Horoscopes, Divorces and Bikinis

Vogue’s iconic new year cover in 1974, photographed by David Bailey, featuring actress Anjelica Huston and the designer Manolo Blahnik. (Pinterest)

14ymedio bigger14ymedio, Xavier Carbonell, Salamanca, 29 January 2023 — It must be 15 or 16 years since I last flicked through the pages of a celebrity magazine. I remember the sparky covers with their 1990’s celebrities — Liv Tyler, Uma Thurman or Andy García — a bikini on the front page and the headlines were always about the mysterious reappearance of some actor, or a duchess’s secret, or a millionaires lover, or the second to last royal scandal.

These days, all serious and grown up now, I go down to the news kiosk in search of some bread or a literary supplement, and when I see the celeb mags I feel a wave of nostalgia. The covers no longer feature Angelina Jolie but Ana de Armas. Princess Diana has been replaced by Princess Leonor, Cher by Dua Lipa and Tom Cruise by Thimothée Chalamet, which, if we are even half awake, is almost an improvement.

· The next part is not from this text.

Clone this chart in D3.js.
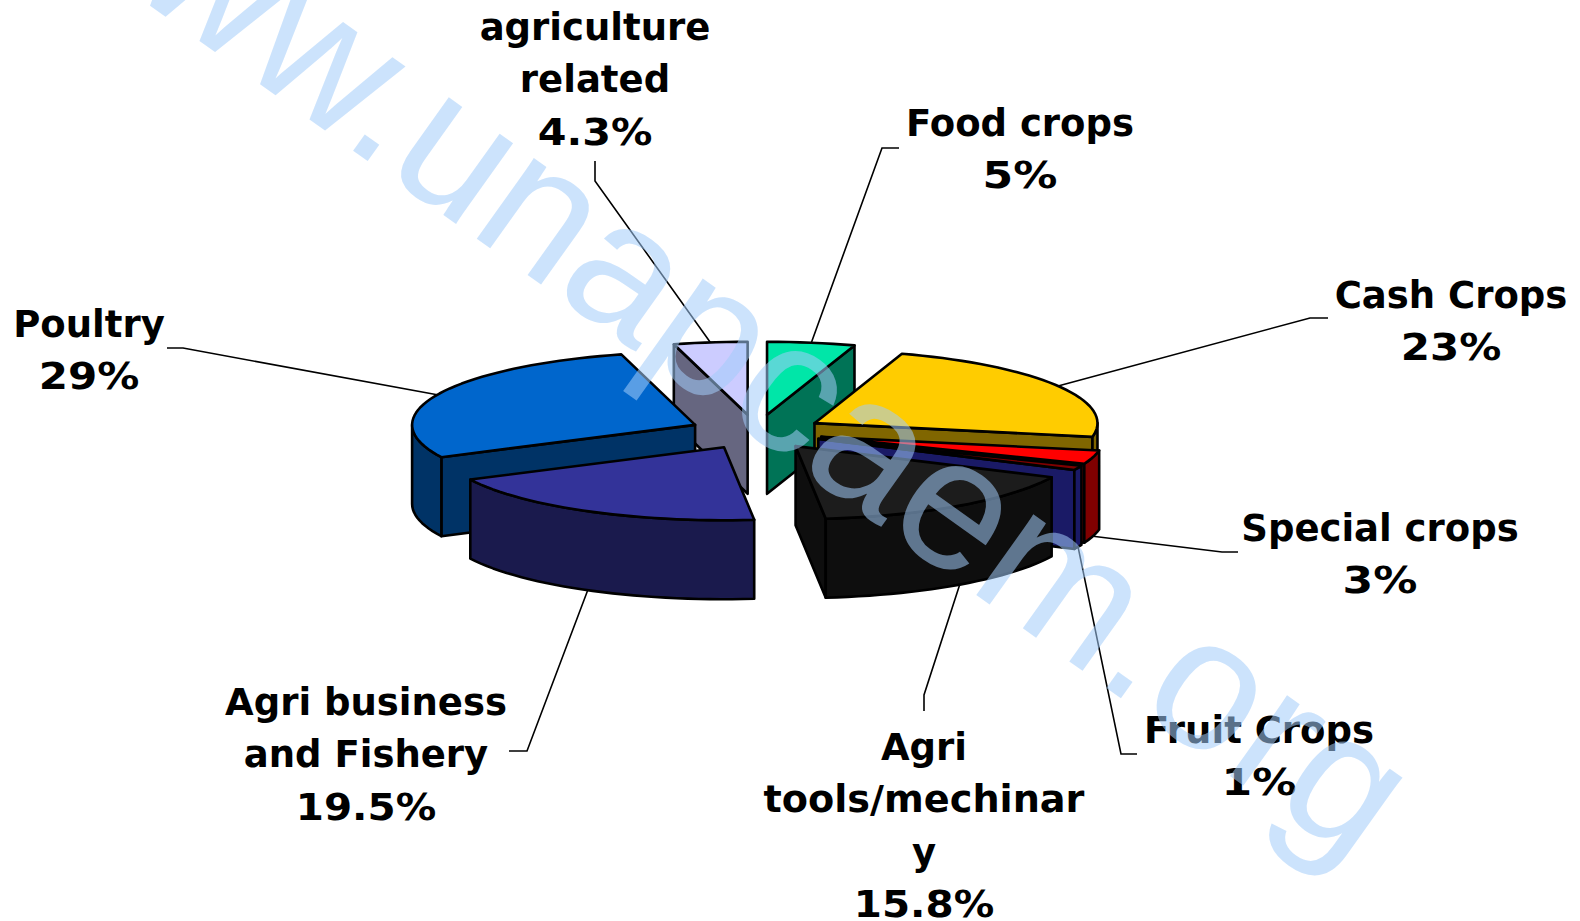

I don’t know how all the mothers, grandmothers, aunties and their friends used to get all these mags through the customs and the censorship of the Island. To run their fingers over the dazzling pages, to admire Brad Pitt’s biceps or catch up with the latest diet to beat hypertension was their way of being transgressive, of staying young and of defying their parents, husbands or grandparents with this rather chaste print-based version of sexuality.

We too, still young boys, hoped that no one saw us cutting out a lingerie advert or a centrefold poster of Kate Moss, Claudia Schiffer or some chick in Karl Lagerfeld’s service. All those exotic names, the perfect face make-up, the long suntanned legs, the supernatural cleavages and the feline eyes, they fixed themselves upon our retinas and, I can guarantee, they will never leave them.

But it didn’t stop there. The models, singers and actresses, the scandals and heartbreaks were only the mere surface of the wider universe that those fifty pages covered. Every celeb mag, as we discovered later — whilst in search of tricks (always useless) for seducing our first girlfriends — was a tiny encyclopaedia.

Following the contents page and adverts for Coca Cola, Victoria’s Secret and Rolex — yet more names of remote and unachievable things — came the news of celebrities’ love lives. The gossip columns were the perfect polar opposite to the political press, they explained the economic climate better and without numbers and put on record all the drunken women, divorces and rumours that would later be turned into novels, songs and plays.

Once the appetite for gossip had been satisfied then came the diet advice and only after that, the recipes. Cooking tips, new types of blender, the  top ten brands of oven, how to decorate your patio to be a hostess for a ’brunch’ (but what was a ’brunch’?). As diligent as ants, the family set about an impossible project: trying to translate advice from a capitalist world to a ’sackcloth and ashes’ socialist one. A stuffed duck had to be adapted to a chicken as skinny as Cindy Crawford; the house wine passed for a Moët & Chandon; and the rusty wheel of the Singer sewing machine would spin tirelessly to try and achieve the style of a Valentino or a Versace.

When ill-fortune took hold there was no more pressing a remedy than the horoscope or the prophesies of that rather camp Walter Mercado, who appeared to be the product of a union between Elton John and Barbara Streisand. You only had to hear our mothers talking: “I read that this month some expected money would come our way”, “When it’s full moon, don’t get mixed up with other people’s business”, “You will feel vital and full of energy”, “Love will come knocking at your door on Friday, don’t hold back”.

Finally, on a hot Sunday afternoon it was time to open the magazine just before the classified ads, where there were the five, or ten, serialised chapters from the novel by Corín Tellado, the ubiquitous and harmless pornographer, as he was described by Cabrera Infante.

Taurus or Capricorn, alchemy or astrology, pig or rabbit, sunflower or olive oil, bikini or underwear, tracksuit or sarong; life was a constant dilemma of choice between things we had never even seen, and the magazines — the authorised opinion of Queen Elizabeth or of Keanu Reeves — helped us out in our theoretical predicament.

What we didn’t know [as kids] was that this whole microcosm was dependent upon a crude and secretive market. The magazines didn’t arrive home free of charge. They were rented by the day, they were traded for a bunch of bananas or a bottle of tomato pureé, certain titles became collector’s items and they were carefully looked after. Many female friends were ostracised for not returning a copy in time or for having ripped the cover. In an austere and monotonous country, that particular bastard genre of journalism was our only connection with the other world. Any infraction or theft would unleash a war.

Thanks to poor literature, our childhood got to become technicolour — as Nabokov used to say — and not black and white. Because of this, everytime I see the seductive and aggressive magazine covers, calling out like sirens, I wonder whether the termites have yet ground up the copies that I left back at my house.